--- START ---

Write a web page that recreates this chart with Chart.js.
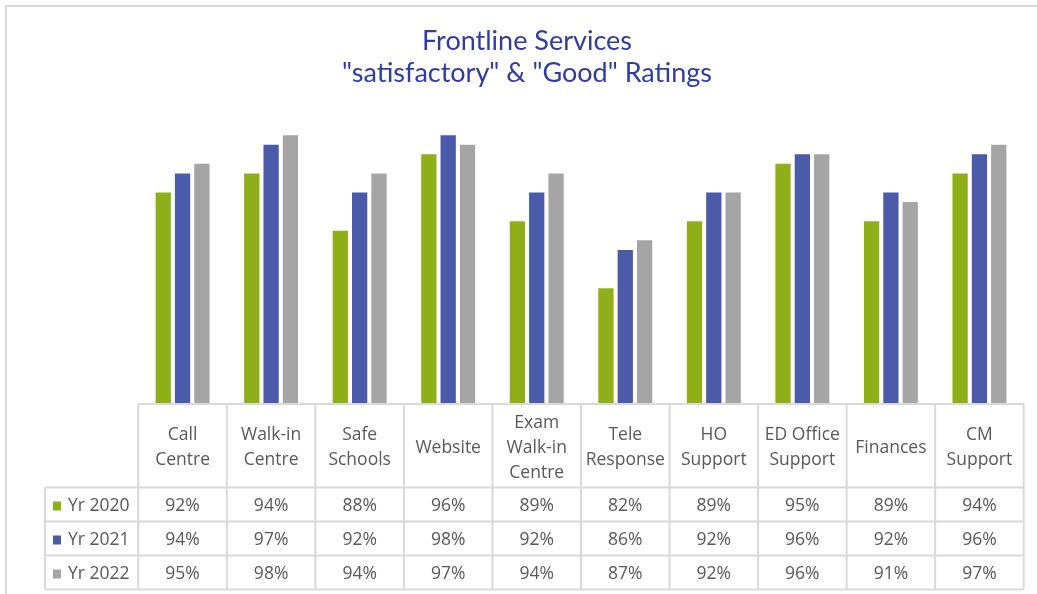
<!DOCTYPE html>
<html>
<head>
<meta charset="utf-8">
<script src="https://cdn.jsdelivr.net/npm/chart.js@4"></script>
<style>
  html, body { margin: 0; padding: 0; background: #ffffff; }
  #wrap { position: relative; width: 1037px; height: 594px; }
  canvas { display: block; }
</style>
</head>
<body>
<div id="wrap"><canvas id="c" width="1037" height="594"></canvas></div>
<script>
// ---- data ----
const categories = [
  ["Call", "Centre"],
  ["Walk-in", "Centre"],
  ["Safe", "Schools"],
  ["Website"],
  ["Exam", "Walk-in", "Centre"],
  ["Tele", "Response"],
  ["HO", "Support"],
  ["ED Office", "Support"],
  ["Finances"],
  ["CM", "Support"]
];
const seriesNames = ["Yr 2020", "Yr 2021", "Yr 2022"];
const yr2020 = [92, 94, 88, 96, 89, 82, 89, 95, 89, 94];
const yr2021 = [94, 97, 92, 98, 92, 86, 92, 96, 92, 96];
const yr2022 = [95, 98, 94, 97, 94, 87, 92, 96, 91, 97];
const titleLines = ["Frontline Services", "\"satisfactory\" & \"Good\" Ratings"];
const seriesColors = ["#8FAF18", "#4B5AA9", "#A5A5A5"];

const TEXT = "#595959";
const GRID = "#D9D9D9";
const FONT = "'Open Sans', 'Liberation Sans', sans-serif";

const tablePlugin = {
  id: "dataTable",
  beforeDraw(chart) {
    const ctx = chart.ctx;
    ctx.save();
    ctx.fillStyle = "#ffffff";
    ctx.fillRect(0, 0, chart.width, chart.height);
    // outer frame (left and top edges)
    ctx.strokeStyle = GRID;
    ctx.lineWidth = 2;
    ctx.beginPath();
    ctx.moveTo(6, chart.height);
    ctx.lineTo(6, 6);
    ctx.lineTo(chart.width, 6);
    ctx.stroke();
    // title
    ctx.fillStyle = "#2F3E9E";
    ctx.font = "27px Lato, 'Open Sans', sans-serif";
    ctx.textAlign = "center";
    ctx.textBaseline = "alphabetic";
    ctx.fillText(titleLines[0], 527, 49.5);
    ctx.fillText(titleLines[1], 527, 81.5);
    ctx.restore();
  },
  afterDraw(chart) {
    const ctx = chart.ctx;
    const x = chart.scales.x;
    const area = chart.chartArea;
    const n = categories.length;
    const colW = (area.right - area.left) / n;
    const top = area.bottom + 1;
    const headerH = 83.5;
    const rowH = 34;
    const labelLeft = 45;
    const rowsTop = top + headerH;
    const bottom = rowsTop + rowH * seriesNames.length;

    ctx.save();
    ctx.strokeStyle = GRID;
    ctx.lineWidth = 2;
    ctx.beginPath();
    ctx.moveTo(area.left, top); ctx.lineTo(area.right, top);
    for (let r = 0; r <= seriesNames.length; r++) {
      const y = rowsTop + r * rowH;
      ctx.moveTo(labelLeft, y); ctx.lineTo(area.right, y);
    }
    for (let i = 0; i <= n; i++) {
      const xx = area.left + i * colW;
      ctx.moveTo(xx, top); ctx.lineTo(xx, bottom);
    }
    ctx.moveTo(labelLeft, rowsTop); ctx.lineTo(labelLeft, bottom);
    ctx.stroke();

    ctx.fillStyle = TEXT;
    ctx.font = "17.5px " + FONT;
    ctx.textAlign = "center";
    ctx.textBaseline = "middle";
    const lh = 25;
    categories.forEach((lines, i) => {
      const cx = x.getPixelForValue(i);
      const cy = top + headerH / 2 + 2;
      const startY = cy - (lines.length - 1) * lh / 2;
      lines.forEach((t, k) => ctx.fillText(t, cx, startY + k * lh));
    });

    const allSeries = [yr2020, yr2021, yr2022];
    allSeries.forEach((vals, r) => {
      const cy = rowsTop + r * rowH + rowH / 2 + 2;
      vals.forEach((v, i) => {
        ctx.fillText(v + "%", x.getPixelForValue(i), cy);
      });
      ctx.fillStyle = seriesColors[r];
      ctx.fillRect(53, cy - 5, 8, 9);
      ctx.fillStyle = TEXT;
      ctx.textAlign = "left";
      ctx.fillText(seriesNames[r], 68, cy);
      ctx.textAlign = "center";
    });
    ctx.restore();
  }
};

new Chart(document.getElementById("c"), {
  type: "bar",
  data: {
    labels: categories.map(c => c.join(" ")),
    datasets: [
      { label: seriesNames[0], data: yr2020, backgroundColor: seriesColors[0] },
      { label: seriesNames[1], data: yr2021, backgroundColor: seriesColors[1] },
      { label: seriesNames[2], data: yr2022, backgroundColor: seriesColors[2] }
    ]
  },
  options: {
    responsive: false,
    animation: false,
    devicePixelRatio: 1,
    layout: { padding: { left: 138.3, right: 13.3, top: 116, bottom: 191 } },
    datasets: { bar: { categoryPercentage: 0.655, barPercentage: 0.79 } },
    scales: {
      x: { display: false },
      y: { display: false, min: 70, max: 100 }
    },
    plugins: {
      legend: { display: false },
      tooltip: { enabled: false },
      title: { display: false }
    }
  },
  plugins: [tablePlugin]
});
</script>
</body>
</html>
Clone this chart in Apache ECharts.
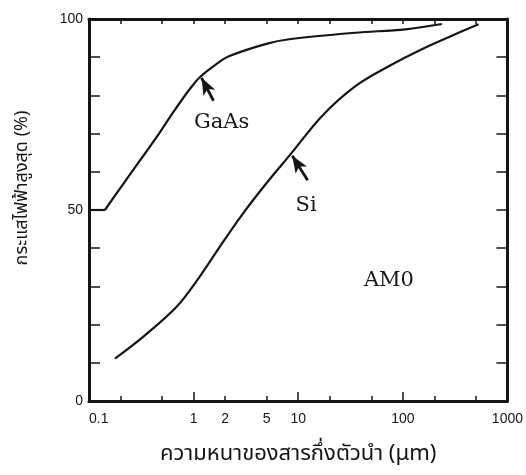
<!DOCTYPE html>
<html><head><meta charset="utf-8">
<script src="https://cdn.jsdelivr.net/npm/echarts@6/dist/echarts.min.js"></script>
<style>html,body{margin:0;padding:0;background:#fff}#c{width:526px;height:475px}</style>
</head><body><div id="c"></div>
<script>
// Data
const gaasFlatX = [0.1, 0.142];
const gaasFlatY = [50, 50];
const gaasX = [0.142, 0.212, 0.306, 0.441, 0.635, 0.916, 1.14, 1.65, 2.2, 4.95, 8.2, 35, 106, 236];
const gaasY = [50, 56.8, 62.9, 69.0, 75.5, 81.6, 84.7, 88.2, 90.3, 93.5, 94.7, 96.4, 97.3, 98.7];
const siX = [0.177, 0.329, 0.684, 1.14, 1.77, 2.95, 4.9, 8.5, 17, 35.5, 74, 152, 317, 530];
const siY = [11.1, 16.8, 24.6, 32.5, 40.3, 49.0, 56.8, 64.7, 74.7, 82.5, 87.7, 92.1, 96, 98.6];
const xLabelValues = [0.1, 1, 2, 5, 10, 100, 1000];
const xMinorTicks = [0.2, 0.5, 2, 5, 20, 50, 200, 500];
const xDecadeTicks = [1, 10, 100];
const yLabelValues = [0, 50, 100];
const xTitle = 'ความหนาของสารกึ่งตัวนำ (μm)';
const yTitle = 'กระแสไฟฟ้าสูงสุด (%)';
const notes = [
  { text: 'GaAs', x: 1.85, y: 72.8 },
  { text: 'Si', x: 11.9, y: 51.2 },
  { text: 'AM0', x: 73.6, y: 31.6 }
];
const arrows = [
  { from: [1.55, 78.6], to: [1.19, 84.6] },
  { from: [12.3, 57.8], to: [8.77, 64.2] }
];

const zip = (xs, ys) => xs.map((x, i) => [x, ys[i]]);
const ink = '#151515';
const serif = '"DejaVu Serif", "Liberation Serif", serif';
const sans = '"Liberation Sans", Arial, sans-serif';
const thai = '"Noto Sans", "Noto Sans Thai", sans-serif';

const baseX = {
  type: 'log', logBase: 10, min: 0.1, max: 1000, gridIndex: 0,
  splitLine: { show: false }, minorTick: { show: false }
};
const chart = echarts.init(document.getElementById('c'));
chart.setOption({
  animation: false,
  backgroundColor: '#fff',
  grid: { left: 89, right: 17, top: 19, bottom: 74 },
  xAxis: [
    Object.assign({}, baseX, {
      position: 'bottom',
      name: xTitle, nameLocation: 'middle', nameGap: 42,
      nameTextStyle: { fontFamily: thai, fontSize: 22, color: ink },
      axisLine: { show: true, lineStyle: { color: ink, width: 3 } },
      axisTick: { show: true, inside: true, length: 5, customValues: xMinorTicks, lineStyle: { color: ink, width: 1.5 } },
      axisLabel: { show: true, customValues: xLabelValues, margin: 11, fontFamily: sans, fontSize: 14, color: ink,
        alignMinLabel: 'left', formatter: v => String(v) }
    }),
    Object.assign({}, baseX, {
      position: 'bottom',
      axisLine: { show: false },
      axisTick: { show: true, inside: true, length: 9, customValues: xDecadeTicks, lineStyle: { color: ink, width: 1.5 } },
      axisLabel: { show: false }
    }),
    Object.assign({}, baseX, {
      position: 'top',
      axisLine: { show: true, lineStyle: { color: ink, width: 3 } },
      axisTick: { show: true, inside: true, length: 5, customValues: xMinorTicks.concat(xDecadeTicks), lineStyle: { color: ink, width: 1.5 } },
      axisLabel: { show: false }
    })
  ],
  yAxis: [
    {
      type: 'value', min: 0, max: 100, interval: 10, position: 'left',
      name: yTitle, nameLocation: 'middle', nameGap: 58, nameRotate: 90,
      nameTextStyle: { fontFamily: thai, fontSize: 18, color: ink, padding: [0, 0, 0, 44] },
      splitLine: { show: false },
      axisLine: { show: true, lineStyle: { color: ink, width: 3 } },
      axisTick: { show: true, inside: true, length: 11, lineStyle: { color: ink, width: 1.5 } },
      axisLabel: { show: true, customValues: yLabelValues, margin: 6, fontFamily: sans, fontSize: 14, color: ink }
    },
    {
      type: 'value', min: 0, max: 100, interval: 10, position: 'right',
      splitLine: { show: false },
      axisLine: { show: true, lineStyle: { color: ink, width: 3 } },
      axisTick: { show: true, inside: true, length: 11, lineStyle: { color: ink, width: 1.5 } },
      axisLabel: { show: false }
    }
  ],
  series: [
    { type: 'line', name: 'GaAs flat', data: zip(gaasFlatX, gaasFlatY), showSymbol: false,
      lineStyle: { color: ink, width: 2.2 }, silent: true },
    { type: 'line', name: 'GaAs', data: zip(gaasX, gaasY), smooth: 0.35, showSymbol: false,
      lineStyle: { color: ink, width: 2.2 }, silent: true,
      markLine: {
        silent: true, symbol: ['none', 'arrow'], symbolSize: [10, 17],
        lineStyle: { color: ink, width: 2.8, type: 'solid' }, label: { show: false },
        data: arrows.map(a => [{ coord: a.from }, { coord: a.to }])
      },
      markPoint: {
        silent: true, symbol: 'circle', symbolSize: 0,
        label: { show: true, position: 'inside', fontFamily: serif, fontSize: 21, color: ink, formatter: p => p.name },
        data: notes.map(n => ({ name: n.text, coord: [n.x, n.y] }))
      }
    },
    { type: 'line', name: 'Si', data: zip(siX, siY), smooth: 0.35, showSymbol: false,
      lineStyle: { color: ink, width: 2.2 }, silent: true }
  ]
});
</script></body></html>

--- END ---

▶ [Your task]
Copy every line of the records above that contains "this".

▶ [Full answer]
Write a web page that recreates this chart with Chart.js.
Clone this chart in Apache ECharts.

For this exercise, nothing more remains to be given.